Exercise.
Your task is to retype the lines from the opening of the material through the line that includes "import seaborn as sns". Do not copy the pictures.
==== Data
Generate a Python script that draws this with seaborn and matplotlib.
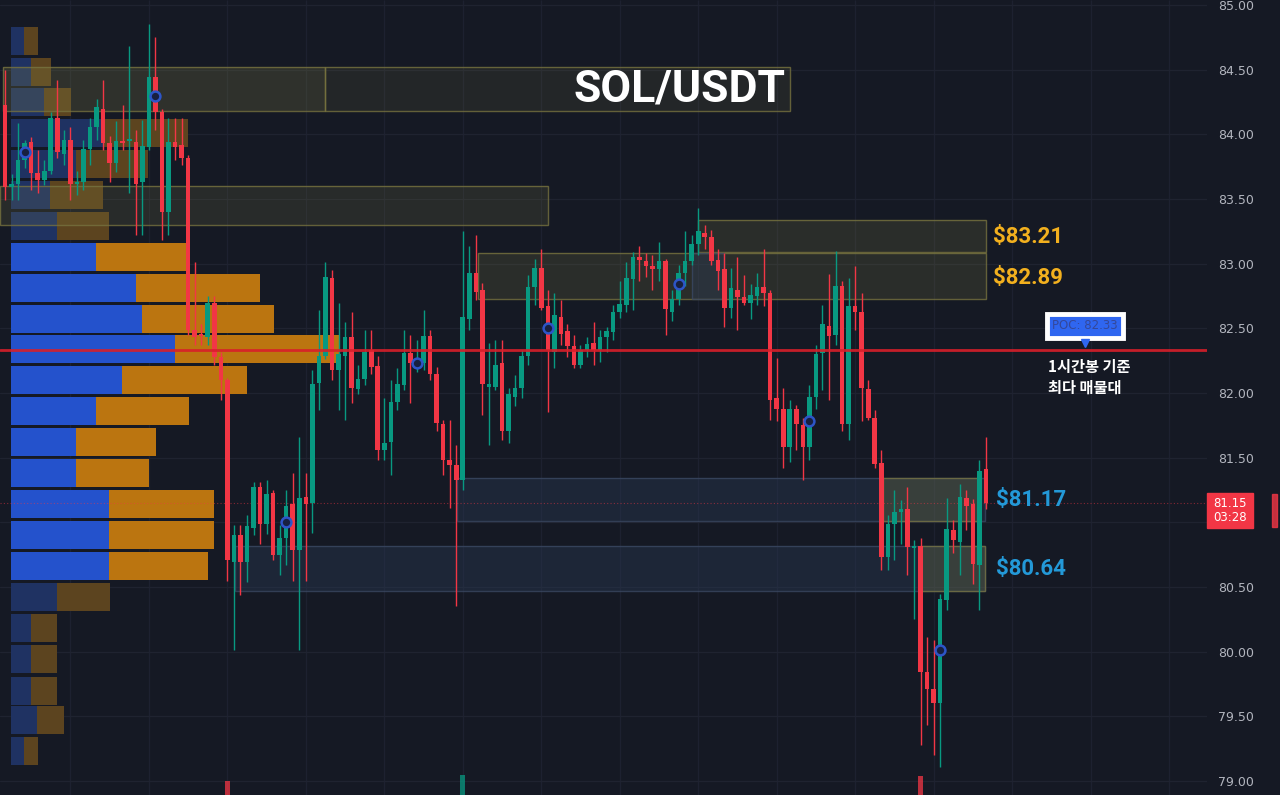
import numpy as np
import pandas as pd
import matplotlib
matplotlib.use("Agg")
import matplotlib.pyplot as plt
from matplotlib.patches import Rectangle
from matplotlib.transforms import blended_transform_factory
import seaborn as sns

# 1h candles, oldest first
opens = [84.23, 83.59, 83.62, 83.80, 83.94, 83.70, 83.65, 83.72, 84.13, 83.85,
         83.96, 83.62, 83.63, 83.89, 84.06, 84.20, 83.93, 83.78, 83.95, 83.95,
         83.94, 83.63, 83.90, 84.44, 84.17, 83.40, 83.94, 83.92, 83.82, 82.49,
         82.46, 82.43, 82.70, 82.28, 82.10, 80.69, 80.90, 80.69, 80.96, 81.27,
         80.99, 81.23, 80.75, 80.88, 81.14, 80.79, 81.20, 81.15, 82.08, 82.29,
         82.89, 82.18, 82.29, 82.43, 82.03, 82.11, 82.33, 82.21, 81.56, 81.62,
         81.93, 82.06, 82.31, 82.21, 82.23, 82.44, 82.15, 81.76, 81.48, 81.44,
         81.33, 82.57, 82.93, 82.80, 82.05, 82.05, 82.23, 81.71, 81.97, 82.04,
         82.29, 82.82, 82.97, 82.67, 82.32, 82.59, 82.48, 82.36, 82.22, 82.33,
         82.39, 82.33, 82.43, 82.47, 82.63, 82.68, 82.88, 83.05, 83.02, 82.98,
         82.96, 83.02, 82.63, 82.73, 82.93, 83.02, 83.15, 83.24, 83.21, 83.03,
         82.96, 82.66, 82.80, 82.74, 82.70, 82.75, 82.82, 82.77, 81.96, 81.88,
         81.58, 81.88, 81.75, 81.58, 81.97, 82.31, 82.52, 82.45, 82.83, 81.76,
         82.67, 82.63, 82.03, 81.81, 81.46, 80.73, 80.99, 81.08, 81.10, 80.80,
         80.82, 79.84, 79.71, 79.60, 80.40, 80.94, 80.85, 81.19, 81.14, 80.67,
         81.41]
highs = [84.50, 83.69, 84.09, 83.96, 83.98, 83.88, 83.80, 84.17, 84.42, 84.03,
         84.06, 83.72, 83.96, 84.13, 84.27, 84.42, 83.99, 84.10, 84.23, 84.68,
         84.03, 84.11, 84.85, 84.75, 84.20, 84.13, 84.13, 84.13, 83.84, 83.01,
         82.53, 82.75, 82.75, 82.32, 82.12, 80.98, 80.98, 81.06, 81.31, 81.31,
         81.33, 81.25, 80.98, 81.25, 81.38, 81.66, 81.38, 82.18, 82.64, 83.01,
         82.95, 82.70, 82.55, 82.63, 82.22, 82.49, 82.49, 82.29, 81.96, 82.10,
         82.19, 82.49, 82.45, 82.41, 82.64, 82.49, 82.20, 81.79, 81.79, 81.60,
         83.25, 83.14, 83.22, 82.85, 82.39, 82.41, 82.41, 82.04, 82.14, 82.33,
         82.91, 83.04, 83.11, 82.80, 82.77, 82.72, 82.53, 82.45, 82.37, 82.43,
         82.55, 82.49, 82.51, 82.68, 82.87, 83.01, 83.09, 83.14, 83.08, 83.07,
         83.17, 83.04, 82.80, 82.99, 83.25, 83.22, 83.43, 83.30, 83.26, 83.11,
         83.08, 82.97, 83.05, 82.91, 82.84, 82.93, 83.11, 82.80, 82.27, 82.04,
         81.95, 81.91, 81.81, 82.06, 82.37, 82.68, 82.92, 83.10, 82.87, 82.89,
         82.98, 82.77, 82.10, 81.87, 81.56, 81.06, 81.25, 81.17, 81.27, 80.86,
         80.88, 80.11, 80.09, 80.45, 81.19, 81.02, 81.30, 81.25, 81.18, 81.48,
         81.66]
lows = [83.49, 83.49, 83.49, 83.74, 83.57, 83.55, 83.61, 83.69, 83.82, 83.76,
        83.49, 83.53, 83.57, 83.76, 83.96, 83.88, 83.63, 83.71, 83.88, 83.55,
        83.22, 83.22, 83.88, 84.03, 83.18, 83.22, 83.80, 83.76, 82.45, 82.37,
        82.37, 82.37, 82.22, 81.95, 80.55, 80.01, 80.44, 80.54, 80.90, 80.83,
        80.91, 80.71, 80.59, 80.67, 80.55, 80.01, 80.55, 80.92, 81.87, 82.26,
        82.10, 81.87, 81.79, 81.92, 81.99, 82.06, 82.15, 81.48, 81.48, 81.37,
        81.87, 82.02, 81.92, 82.16, 82.18, 82.10, 81.71, 81.37, 81.11, 80.35,
        81.25, 82.49, 82.72, 81.83, 81.60, 82.02, 81.64, 81.61, 81.90, 81.96,
        82.22, 82.68, 82.64, 81.85, 82.19, 82.37, 82.28, 82.19, 82.19, 82.28,
        82.22, 82.24, 82.32, 82.41, 82.58, 82.63, 82.64, 82.87, 82.90, 82.80,
        82.87, 82.45, 82.56, 82.68, 82.83, 82.99, 83.07, 83.11, 82.99, 82.80,
        82.51, 82.58, 82.49, 82.68, 82.57, 82.68, 82.67, 81.79, 81.78, 81.42,
        81.47, 81.56, 81.33, 81.48, 81.88, 82.02, 81.95, 82.37, 81.71, 81.64,
        82.49, 81.78, 81.79, 81.42, 80.63, 80.63, 80.71, 80.83, 80.59, 80.25,
        79.28, 79.43, 79.20, 79.11, 80.32, 80.76, 80.59, 80.94, 80.52, 80.32,
        81.10]
closes = [83.59, 83.62, 83.80, 83.93, 83.70, 83.65, 83.72, 84.13, 83.86, 83.96,
          83.62, 83.63, 83.89, 84.06, 84.21, 83.93, 83.78, 83.95, 83.93, 83.96,
          83.62, 83.91, 84.44, 84.17, 83.40, 83.94, 83.90, 83.82, 82.49, 82.43,
          82.44, 82.70, 82.28, 82.10, 80.71, 80.90, 80.69, 80.97, 81.27, 80.99,
          81.22, 80.75, 80.88, 81.13, 80.79, 81.19, 81.14, 82.07, 82.29, 82.90,
          82.18, 82.30, 82.43, 82.04, 82.11, 82.32, 82.20, 81.56, 81.61, 81.93,
          82.07, 82.31, 82.23, 82.27, 82.44, 82.15, 81.77, 81.48, 81.44, 81.33,
          82.59, 82.93, 82.78, 82.07, 82.07, 82.22, 81.71, 81.99, 82.04, 82.29,
          82.82, 82.97, 82.66, 82.33, 82.60, 82.46, 82.36, 82.22, 82.33, 82.38,
          82.33, 82.43, 82.48, 82.63, 82.69, 82.89, 83.05, 83.03, 82.98, 82.96,
          83.02, 82.65, 82.73, 82.93, 83.02, 83.15, 83.25, 83.21, 83.02, 82.94,
          82.66, 82.81, 82.74, 82.70, 82.76, 82.82, 82.77, 81.95, 81.88, 81.58,
          81.88, 81.76, 81.58, 81.97, 82.30, 82.53, 82.44, 82.83, 81.76, 82.67,
          82.63, 82.04, 81.81, 81.45, 80.73, 80.99, 81.08, 81.10, 80.81, 80.82,
          79.84, 79.71, 79.60, 80.41, 80.95, 80.86, 81.20, 81.13, 80.68, 81.40,
          81.15]

# blue ring markers on the candles
marker_idx = [3, 23, 43, 63, 83, 103, 123, 143]
marker_price = [83.86, 84.30, 81.00, 82.23, 82.50, 82.84, 81.78, 80.01]

# volume profile (row centre price, buy / sell volume)
vp_price = [84.72, 84.48, 84.25, 84.01, 83.77, 83.53, 83.29, 83.05, 82.81, 82.57,
            82.34, 82.10, 81.86, 81.62, 81.38, 81.14, 80.90, 80.66, 80.42, 80.18,
            79.94, 79.70, 79.47, 79.23]
vp_buy = [13, 20, 33, 92, 65, 39, 46, 85, 125, 131, 164, 111,
          85, 65, 65, 98, 98, 98, 46, 20, 20, 20, 26, 13]
vp_sell = [14, 20, 27, 85, 72, 53, 52, 90, 124, 132, 165, 125,
           93, 80, 73, 105, 105, 99, 53, 26, 26, 26, 27, 14]
va_high, va_low = 83.17, 80.55
poc = 82.33

# key levels
levels_gold = [83.21, 82.89]
levels_blue = [81.17, 80.64]

# the few volume bars that poke up at the bottom
spike_idx = [34, 70, 140]
spike_vol = [14, 20, 19]

BG = "#151924"
GREEN = "#089981"
RED = "#f23645"
GOLD = "#f2b01e"
SKY = "#2399d8"
BOLD_FONT = ["Roboto", "Open Sans", "DejaVu Sans"]

sns.set_theme(style="dark", rc={"figure.facecolor": BG, "axes.facecolor": BG,
                                "savefig.facecolor": BG})
plt.rcParams["font.family"] = ["DejaVu Sans", "Noto Sans CJK KR"]

df = pd.DataFrame({"open": opens, "high": highs, "low": lows, "close": closes})
df["idx"] = np.arange(len(df))
df["up"] = df["close"] >= df["open"]

W, H = 1280, 795
plot_w = 1207
fig = plt.figure(figsize=(W / 100, H / 100), dpi=100)
rect = [0, 0, plot_w / W, 1]
ax_vp = fig.add_axes(rect)
ax = fig.add_axes(rect, sharey=ax_vp)
ax.patch.set_alpha(0)

ylo, yhi = 78.892, 85.039
ax.set_ylim(ylo, yhi)
ax.set_xlim(-0.765, 183.8)
ax_vp.set_xlim(-11, plot_w - 11)

# grid (on the bottom axes so the profile bars cover it)
ticks = np.arange(79, 85.01, 0.5)
ax_vp.set_yticks(ticks)
ax_vp.grid(axis="y", color="#1f2330", lw=0.9)
ax_vp.grid(axis="x", visible=False)
vtrans = blended_transform_factory(ax.transData, ax_vp.transAxes)
ax_vp.vlines(list(range(10, 184, 12)), 0, 1, transform=vtrans, color="#1d2130",
             lw=0.9, zorder=0.5)

# volume profile
in_va = [(p <= va_high) and (p >= va_low) for p in vp_price]
blue_c = ["#2452cc" if v else "#1f3262" for v in in_va]
orng_c = ["#bb7510" if v else "#5c441f" for v in in_va]
ax_vp.barh(vp_price, vp_buy, height=0.2165, color=blue_c, lw=0, zorder=2)
ax_vp.barh(vp_price, vp_sell, left=vp_buy, height=0.2165, color=orng_c, lw=0, zorder=2)

# zones
def zone(x0, x1, p0, p1, fc, ec, a):
    ax.add_patch(Rectangle((x0, p0), x1 - x0, p1 - p0, facecolor=fc, alpha=a,
                           lw=0, zorder=1))
    ax.add_patch(Rectangle((x0, p0), x1 - x0, p1 - p0, fill=False, edgecolor=ec,
                           lw=1, zorder=1.2, alpha=0.8))

olive, olive_e = "#8c8a4a", "#77733f"
navy, navy_e = "#2a3a55", "#3a4862"
zone(-0.3, 48.9, 84.18, 84.52, olive, olive_e, 0.22)
zone(48.9, 120.0, 84.18, 84.52, olive, olive_e, 0.12)
zone(-0.8, 83.0, 83.30, 83.60, olive, olive_e, 0.16)
zone(106.0, 150.0, 83.09, 83.34, olive, olive_e, 0.18)
zone(72.3, 150.0, 82.73, 83.08, olive, olive_e, 0.18)
zone(105.0, 110.0, 82.73, 83.08, navy, navy_e, 0.4)
zone(69.1, 149.8, 81.01, 81.34, navy, navy_e, 0.4)
zone(134.2, 148.8, 81.01, 81.34, olive, olive_e, 0.25)
zone(35.2, 149.8, 80.47, 80.82, navy, navy_e, 0.4)
zone(139.9, 149.8, 80.47, 80.82, olive, olive_e, 0.25)

# POC and last price lines
ax.axhline(poc, color="#d81f2a", lw=2, alpha=0.9, zorder=5)
ax.axhline(closes[-1], color=RED, lw=0.8, ls=(0, (1, 2)), alpha=0.5, zorder=2)

# candles
colors = np.where(df["up"], GREEN, RED)
ax.vlines(df["idx"], df["low"], df["high"], colors=colors, lw=1, zorder=3)
body_lo = df[["open", "close"]].min(axis=1)
body_h = (df["close"] - df["open"]).abs().clip(lower=0.014)
ax.bar(df["idx"], body_h, bottom=body_lo, width=0.7, color=colors, lw=0, zorder=4)

# bottom volume spikes
spike_col = [GREEN if df["up"][i] else RED for i in spike_idx]
ax.bar(spike_idx, np.array(spike_vol) * 0.00773, bottom=ylo, width=0.7,
       color=spike_col, alpha=0.75, lw=0, zorder=3)

sns.scatterplot(x=marker_idx, y=marker_price, ax=ax, marker="o", s=50,
                color="#182040", edgecolor="#2d55c8", linewidth=1.8, zorder=6)

# text
ax.text(119.3, 84.35, "SOL/USDT", ha="right", va="center", color="white",
        fontsize=32, fontweight="bold", family=BOLD_FONT, zorder=7)
for lv in levels_gold:
    ax.text(151.1, lv, f"${lv:.2f}", ha="left", va="center", color=GOLD,
            fontsize=16, fontweight="bold", family=BOLD_FONT, zorder=7)
for lv in levels_blue:
    ax.text(151.5, lv, f"${lv:.2f}", ha="left", va="center", color=SKY,
            fontsize=16, fontweight="bold", family=BOLD_FONT, zorder=7)

ax.text(165.1, 82.52, f"POC: {poc:.2f}", ha="center", va="center", fontsize=8.5,
        color="#34489a", zorder=8,
        bbox=dict(boxstyle="square,pad=0.45", fc="#2f66f0", ec="white", lw=3.5))
ax.plot([165.1], [82.385], marker="v", ms=6, color="#2f66f0", zorder=8)
ax.text(159.5, 82.26, "1시간봉 기준\n최다 매물대", ha="left", va="top", color="white",
        fontsize=11, fontweight="bold", linespacing=1.3,
        family=["Noto Sans CJK KR", "DejaVu Sans"], zorder=8)

# axes cosmetics
for a in (ax, ax_vp):
    for s in a.spines.values():
        s.set_visible(False)
ax_vp.tick_params(left=False, labelleft=False, bottom=False, labelbottom=False)
ax.tick_params(bottom=False, labelbottom=False)
ax.yaxis.tick_right()
ax.set_yticks(ticks)
# 81.00 sits under the last-price tag
ax.set_yticklabels(["" if abs(v - 81.0) < 1e-6 else f"{v:.2f}" for v in ticks])
ax.tick_params(axis="y", right=False, length=0, pad=8, labelsize=9, labelcolor="#b2b5be")
ax.set_xlabel("")
ax.set_ylabel("")

# last price tag on the scale
fig.patches.append(Rectangle((1207 / W, 1 - 528 / H), 46 / W, 35 / H,
                             transform=fig.transFigure, color=RED, zorder=5))
fig.text(1230 / W, 1 - 510.5 / H, f"{closes[-1]:.2f}\n03:28", ha="center", va="center",
         color="white", fontsize=8.5, linespacing=1.15, zorder=6)
fig.patches.append(Rectangle((1272 / W, 1 - 527 / H), 5 / W, 33 / H,
                             transform=fig.transFigure, color=RED, alpha=0.8))

fig.savefig("out.png", dpi=100)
========
Task response.
Generate a Python script that draws this with seaborn and matplotlib.
import numpy as np
import pandas as pd
import matplotlib
matplotlib.use("Agg")
import matplotlib.pyplot as plt
from matplotlib.patches import Rectangle
from matplotlib.transforms import blended_transform_factory
import seaborn as sns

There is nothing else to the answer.